Key questions are how to provide the carrier with a magnet and how to efficiently anchor, safely deliver and quantitatively unload the drug inside the target. We have investigated a variety of procedures for anchoring the drug to the outer surface of MWCNT carriers, e.g. via oxidative pre-treatment or cycloaddition reactions. We have also designed strength of the linkage by applying physical or chemical interactions between drug and carrier. We have achieved anchoring with anti-cancer drugs, i.e. 5-fluorouracil and purpurin derivatives to MWCNTs, and the drug-loads constituted as much as 30% per weight of the system (system = carrier + drug).

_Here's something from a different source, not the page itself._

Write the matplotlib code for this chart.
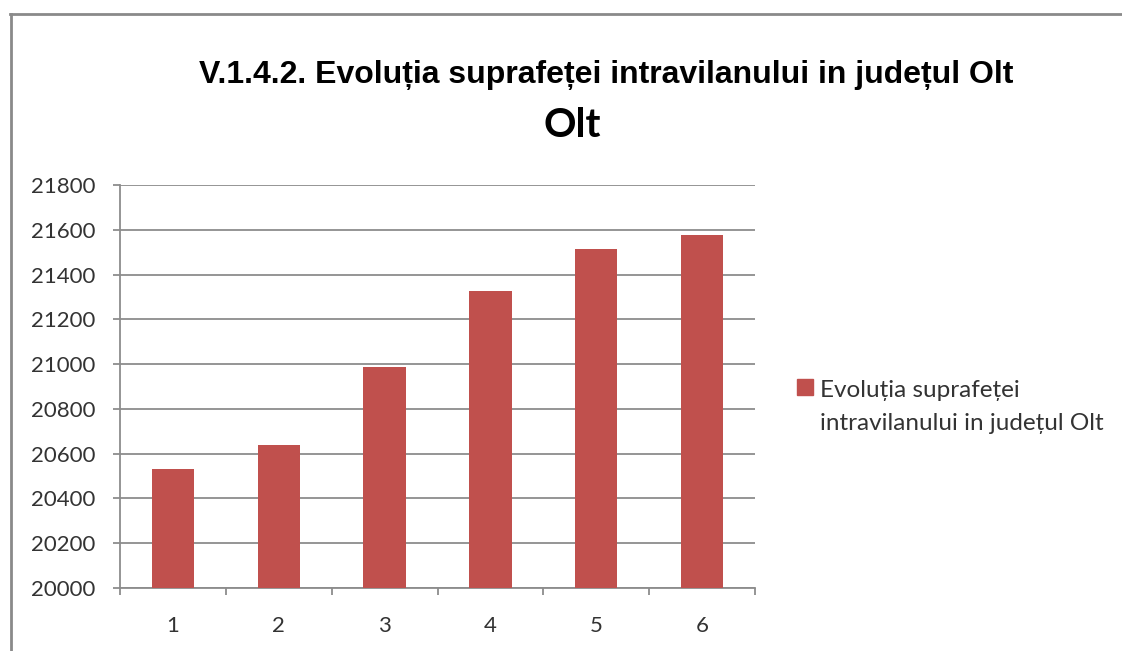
import numpy as np
import matplotlib
matplotlib.use("Agg")
import matplotlib.pyplot as plt
from matplotlib.lines import Line2D
from matplotlib.patches import Rectangle

# Data
categories = ['1', '2', '3', '4', '5', '6']
values = [20532, 20640, 20985, 21325, 21515, 21578]
yticks = [20000, 20200, 20400, 20600, 20800, 21000, 21200, 21400, 21600, 21800]
series_name = 'Evoluția suprafeței\nintravilanului in județul Olt'
title = 'V.1.4.2. Evoluția suprafeței intravilanului in județul Olt'
subtitle = 'Olt'

bar_color = '#C0504D'
grid_color = '#8c8c8c'
text_color = '#333333'

W, H = 1122, 651
fig = plt.figure(figsize=(W / 100, H / 100), dpi=100)
ax = fig.add_axes([120 / W, 1 - 588 / H, 635 / W, 403 / H])

x = np.arange(len(categories))
ax.bar(x, values, width=0.4, color=bar_color, zorder=3)

ax.set_xlim(-0.5, len(categories) - 0.5)
ax.set_ylim(yticks[0], yticks[-1])
ax.set_yticks(yticks)
ax.yaxis.grid(True, color=grid_color, lw=1.3)
ax.set_axisbelow(True)

for s in ['top', 'right']:
    ax.spines[s].set_visible(False)
for s in ['left', 'bottom']:
    ax.spines[s].set_color(grid_color)
    ax.spines[s].set_linewidth(1.3)

ax.tick_params(axis='y', length=5, width=1.3, color=grid_color, pad=13,
               labelsize=16, labelcolor=text_color)
for lab in ax.get_yticklabels():
    lab.set_family('Lato')

# category labels centred, tick marks between categories
ax.set_xticks(x)
ax.set_xticklabels(categories, family='Lato', fontsize=16, color=text_color)
ax.tick_params(axis='x', which='major', length=0, pad=20)
ax.set_xticks(np.arange(-0.5, len(categories), 1.0), minor=True)
ax.tick_params(axis='x', which='minor', length=5, width=1.3, color=grid_color)

# titles
fig.text(606 / W, 1 - 83 / H, title, ha='center', va='baseline',
         fontsize=23, fontweight='bold', family='Liberation Sans', color='black')
fig.text(572 / W, 1 - 137 / H, subtitle, ha='center', va='baseline',
         fontsize=29, fontweight='bold', family='Lato', color='black')

# legend
fig.add_artist(Rectangle((797 / W, 1 - 395 / H), 16 / W, 16 / H,
                         transform=fig.transFigure, color=bar_color))
for i, line in enumerate(series_name.split('\n')):
    fig.text(820 / W, 1 - (397 + 33 * i) / H, line, ha='left', va='baseline',
             fontsize=17.5, family='Lato', color=text_color)

# frame lines of the screenshot
fig.add_artist(Line2D([10 / W, 1], [1 - 14 / H, 1 - 14 / H], color='#8a8a8a',
                      lw=2, transform=fig.transFigure))
fig.add_artist(Line2D([11 / W, 11 / W], [0, 1 - 14 / H], color='#8a8a8a',
                      lw=2, transform=fig.transFigure))

fig.savefig('out.png', dpi=100)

In turn, the magnet is conveniently formed in the stage of synthesis of MWCNTs – since nanotubes require a catalyst for their growth, iron nanoparticles serve both as the catalyst and then as a ferromagnetic core in the nanotube.

We have designed and tested MWCNT-drug hybrids in preliminary in vitro assays and these biologically active hybrids were able to combat cancer cells (Human Melanoma Me-45 and epithelial colorectal cancer CaCo-2 cell lines) which is of significant importance for our future work focusing on using carbon nanostructures as Magnetically Targeted Drug Delivery systems. Whilst there are still significant challenges ahead, such as how to achieve aggregation of magnetic nanoparticules via magnetisation prior to in vivo trials, it is not such a leap of the imagination to envisage a time when efficient cell-penetrating, harmless and excretable nanotube vehicles bearing chemotherapeutics will transform the treatment of a wide range of cancers.